Many governments around the world are working diligently to build smart cities — those that use sensors, data and analytics to tackle important urban issues such as how to better manage sanitation systems, improve transportation networks and deliver government services more efficiently. For example, cities can install sensors in water mains to detect leaks or conduct computer-based analysis on real-time video feeds to combat crime. Unfortunately the United States has woefully underinvested in smart city efforts compared to other leading countries. To address this shortcoming, federal, state and local governments should come together to create a new stream of funding for U.S. cities to increase investment in the digital infrastructure they need to ensure they are modern, sustainable and competitive.
The U.S. government has committed approximately $160 million over the next five years to support smart city initiatives. This is a pittance compared to some of the investments other countries are making to develop smart cities. For example, in India, Prime Minister Narendra Modi announced a $7.4 billion initiative last year to launch 100 smart cities in the country by 2020. And in Singapore, Prime Minister Lee Hsien Loong launched the Smart Nation initiative, which has led to nearly $7.5 billion in technology investments over the past three years.
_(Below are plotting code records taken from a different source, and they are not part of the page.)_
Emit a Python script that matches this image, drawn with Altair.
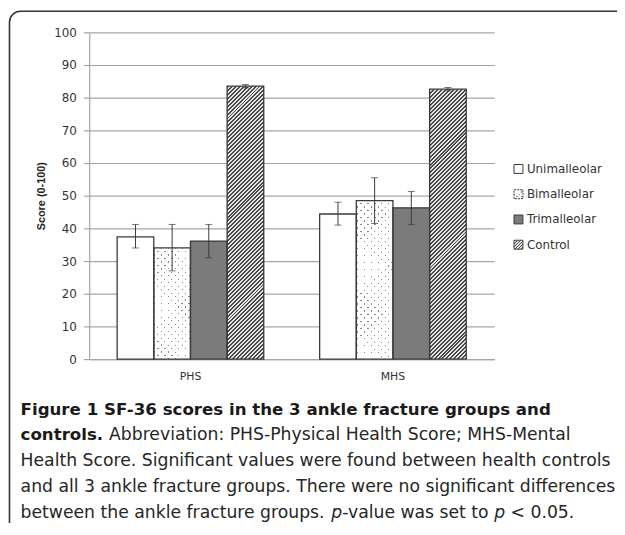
import altair as alt
import pandas as pd

# ---------------- data ----------------
measures = ["PHS", "MHS"]
groups = ["Unimalleolar", "Bimalleolar", "Trimalleolar", "Control"]
phs_mean = [37.4, 34.0, 36.1, 83.5]
phs_lo = [34.0, 27.0, 31.0, 83.0]
phs_hi = [41.2, 41.2, 41.2, 84.0]
mhs_mean = [44.4, 48.5, 46.3, 82.6]
mhs_lo = [41.0, 41.5, 41.2, 82.1]
mhs_hi = [48.0, 55.5, 51.3, 83.1]

y_ticks = list(range(0, 101, 10))
y_title = "Score (0-100)"

cap_title = ["Figure 1 SF-36 scores in the 3 ankle fracture groups and"]
cap_bold2 = ["controls."]
cap_line2 = ["Abbreviation: PHS-Physical Health Score; MHS-Mental"]
cap_line3 = ["Health Score. Significant values were found between health controls"]
cap_line4 = ["and all 3 ankle fracture groups. There were no significant differences"]
cap_line5 = ["between the ankle fracture groups.", "p", "-value was set to", "p", "< 0.05."]

# ---------------- layout / style ----------------
W, H = 409, 330
PAD = {"left": 82, "top": 22, "right": 124, "bottom": 163}
GRID = "#a6a6a6"
EDGE = "#3a3a3a"
TXT = "#333333"
FONT = "DejaVu Sans"
CAPFONT = "DejaVu Sans"
BODY = 17.4
TITLE = 16.8

rows = []
for m, means, los, his in [("PHS", phs_mean, phs_lo, phs_hi), ("MHS", mhs_mean, mhs_lo, mhs_hi)]:
    for g, v, lo, hi in zip(groups, means, los, his):
        rows.append({"Measure": m, "Group": g, "Score": v, "Lo": lo, "Hi": hi})
df = pd.DataFrame(rows)

x_enc = alt.X("Measure:N", sort=measures,
              scale=alt.Scale(domain=measures, paddingInner=0.276, paddingOuter=0.138),
              axis=alt.Axis(title=None, labelAngle=0, ticks=False, domainColor=GRID,
                            domainWidth=1.2, labelFont=FONT, labelFontSize=11,
                            labelColor=TXT, labelPadding=12, grid=False))
xo_enc = alt.XOffset("Group:N", sort=groups,
                     scale=alt.Scale(domain=groups, paddingInner=0, paddingOuter=0))


def y_enc(field):
    return alt.Y(f"{field}:Q", scale=alt.Scale(domain=[0, 100], nice=False),
                 axis=alt.Axis(values=y_ticks, title=y_title, grid=True, gridColor=GRID,
                               gridWidth=1.2, domainColor=GRID, domainWidth=1.2,
                               tickColor=GRID, tickSize=6, tickWidth=1.2,
                               labelFont=FONT, labelFontSize=12, labelColor=TXT,
                               labelPadding=7, titleFont="Liberation Sans",
                               titleFontSize=11, titleFontWeight="bold",
                               titleColor="#222222", titlePadding=7))


base = alt.Chart(df).encode(x=x_enc, xOffset=xo_enc, y=y_enc("Score"))

step = W / 2.0
bw = step * (1 - 0.276) / 4.0


def stripes(length, period, c_on, c_off, frac, x1, y1, x2, y2):
    stops = []
    t = 0.0
    while t < length - 1e-9:
        a = round(t / length, 5)
        b = round(min(1.0, (t + frac * period) / length), 5)
        c = round(min(1.0, (t + period) / length), 5)
        stops += [{"offset": a, "color": c_on}, {"offset": b, "color": c_on},
                  {"offset": b, "color": c_off}, {"offset": c, "color": c_off}]
        t += period
    return {"gradient": "linear", "x1": x1, "y1": y1, "x2": x2, "y2": y2, "stops": stops}


def diag_up(w, h, period, c_on, c_off, frac):
    k = (w + h) / (w * w + h * h)
    return stripes(w + h, period, c_on, c_off, frac, 0, 0, round(k * w, 6), round(k * h, 6))


def diag_down(w, h, period, c_on, c_off, frac):
    k = (w + h) / (w * w + h * h)
    return stripes(w + h, period, c_on, c_off, frac, 0, 1, round(k * w, 6), round(1 - k * h, 6))


def sel(g, m=None):
    if m is None:
        return alt.datum.Group == g
    return (alt.datum.Group == g) & (alt.datum.Measure == m)


layers = []
layers.append(base.transform_filter(sel("Unimalleolar")).mark_bar(fill="white", strokeWidth=0))
layers.append(base.transform_filter(sel("Trimalleolar")).mark_bar(fill="#7b7b7b", strokeWidth=0))

DOT_P = 7.0
HATCH_P = 4.0
for m, means in [("PHS", phs_mean), ("MHS", mhs_mean)]:
    hb = means[1] / 100.0 * H
    layers.append(base.transform_filter(sel("Bimalleolar", m)).mark_bar(
        fill=diag_up(bw, hb, DOT_P, "#8a8a8a", "#ffffff", 0.22), strokeWidth=0))
    layers.append(base.transform_filter(sel("Bimalleolar", m)).mark_bar(
        fill=diag_down(bw, hb, DOT_P, "rgba(255,255,255,0)", "#ffffff", 0.22), strokeWidth=0))
    hc = means[3] / 100.0 * H
    layers.append(base.transform_filter(sel("Control", m)).mark_bar(
        fill=diag_up(bw, hc, HATCH_P, "#484848", "#e6e6e6", 0.5), strokeWidth=0))

layers.append(base.mark_bar(fill="transparent", stroke=EDGE, strokeWidth=1.3))

err = alt.Chart(df).encode(x=x_enc, xOffset=xo_enc)
layers.append(err.mark_rule(color=EDGE, strokeWidth=1).encode(y=y_enc("Lo"), y2="Hi:Q"))
layers.append(err.mark_tick(color=EDGE, thickness=1, size=7).encode(y=y_enc("Lo")))
layers.append(err.mark_tick(color=EDGE, thickness=1, size=7).encode(y=y_enc("Hi")))

# ---------------- legend ----------------
LX, LS, LY0, LDY = 429, 9, 138, 25.5
for i, g in enumerate(groups):
    cy = LY0 + i * LDY
    one = alt.Chart(pd.DataFrame({"Group": [g]}))
    pos = dict(x=alt.value(LX), x2=alt.value(LX + LS), y=alt.value(cy - LS / 2), y2=alt.value(cy + LS / 2))
    if g == "Unimalleolar":
        layers.append(one.mark_rect(fill="white", stroke=EDGE, strokeWidth=1).encode(**pos))
    elif g == "Bimalleolar":
        layers.append(one.mark_rect(fill=diag_up(LS, LS, 4.5, "#8a8a8a", "#ffffff", 0.3), strokeWidth=0).encode(**pos))
        layers.append(one.mark_rect(fill=diag_down(LS, LS, 4.5, "rgba(255,255,255,0)", "#ffffff", 0.3), stroke=EDGE, strokeWidth=1, strokeDash=[2, 1]).encode(**pos))
    elif g == "Trimalleolar":
        layers.append(one.mark_rect(fill="#7b7b7b", stroke=EDGE, strokeWidth=1).encode(**pos))
    else:
        layers.append(one.mark_rect(fill=diag_up(LS, LS, 3.0, "#484848", "#e6e6e6", 0.5), stroke=EDGE, strokeWidth=1).encode(**pos))
    layers.append(one.mark_text(align="left", baseline="middle", font=FONT, fontSize=12, color=TXT).encode(
        x=alt.value(LX + LS + 4), y=alt.value(cy), text="Group:N"))

# ---------------- caption ----------------
CX = -69.3


def cap(texts, x, y, bold=False, italic=False, size=BODY):
    d = pd.DataFrame({"t": texts})
    kw = dict(align="left", baseline="middle", font=CAPFONT, fontSize=size, color="#262626")
    if bold:
        kw["fontWeight"] = "bold"
        kw["color"] = "#1a1a1a"
    if italic:
        kw["fontStyle"] = "italic"
    return alt.Chart(d).mark_text(**kw).encode(x=alt.value(x), y=alt.value(y), text="t:N")


layers.append(cap(cap_title, CX, 381, bold=True, size=TITLE))
layers.append(cap(cap_bold2, CX, 407, bold=True, size=TITLE))
layers.append(cap(cap_line2, 20, 407))
layers.append(cap(cap_line3, CX, 433))
layers.append(cap(cap_line4, CX, 459))
layers.append(cap(cap_line5[0:1], CX, 485))
layers.append(cap(cap_line5[1:2], 244.5, 485, italic=True))
layers.append(cap(cap_line5[2:3], 255.5, 485))
layers.append(cap(cap_line5[3:4], 409, 485, italic=True))
layers.append(cap(cap_line5[4:5], 425.5, 485))

# ---------------- frame ----------------
layers.append(alt.Chart(pd.DataFrame({"a": [0]})).mark_rect(
    fill="transparent", stroke="#333333", strokeWidth=1.6, cornerRadius=11).encode(
    x=alt.value(-80.5), x2=alt.value(800), y=alt.value(-21.2), y2=alt.value(900)))

chart = alt.layer(*layers).properties(
    width=W, height=H, padding=PAD, autosize=alt.AutoSizeParams(type="none"),
    background="white"
).configure_view(strokeWidth=0)

chart.save("out.html", embed_options={"renderer": "svg", "actions": False})
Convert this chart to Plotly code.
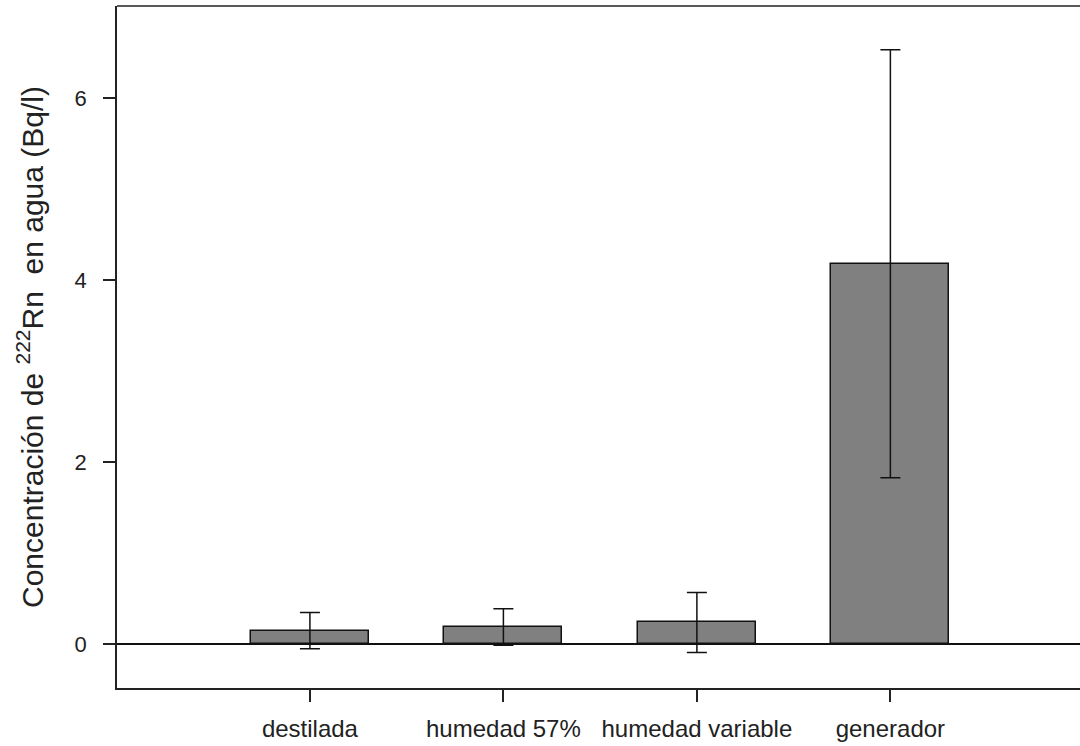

One of the single largest investments in smart cities in the United States occurred this past June when U.S. Department of Transportation (USDOT) Secretary Anthony Foxx announced that Columbus, Ohio, had won the Smart City Challenge — a $50 million federal prize awarded for a single city to address important issues such as safety, mobility and climate change through better use of data and technology. This is an important milestone because most smart city projects in the United States, like Chicago’s efforts to build the Array of Things — a network of sensors that collects “real-time data on the city’s environment, infrastructure and activity for research and public use” — have mostly been small-scale projects focused on a particular application or problem rather than the broad integration of sensors, data and analytics across virtually all public services.
The most impressive aspect of the Smart City Challenge is that so many cities responded to the call. From Anchorage to Atlanta and Albuquerque to Albany, the USDOT received a total of 78 applications representing 85 cities in 36 states. Many of these proposals identified important challenges facing municipalities and proposed novel solutions that leveraged technology to improve the community. For example, Boston outlined its plan to integrate additional sensors, data and analytics with other government systems to combat injuries and fatalities among pedestrians and bicyclists, address disparities in its transportation system, and more.
Unfortunately the Smart City Challenge only funded one city’s proposal, even though many more were also deserving. This is an inadequate approach for funding critical digital infrastructure. Just as it would not make sense to only fund bridges and highways in one city in the United States, it makes no sense to limit investment in the sensors, systems and networks needed to build smart cities to a single location. Instead, policymakers at the city, state and federal levels should be working together to fund promising proposals and develop strong partnerships with the private sector. This could take the form of new grants or repurposing existing funding for physical infrastructure to include digital initiatives.
While there is enormous potential to leverage data-driven innovation to improve the quality of life in urban environments, the United States will need to take action soon if it does not want to fall too far behind in the race to build smart cities.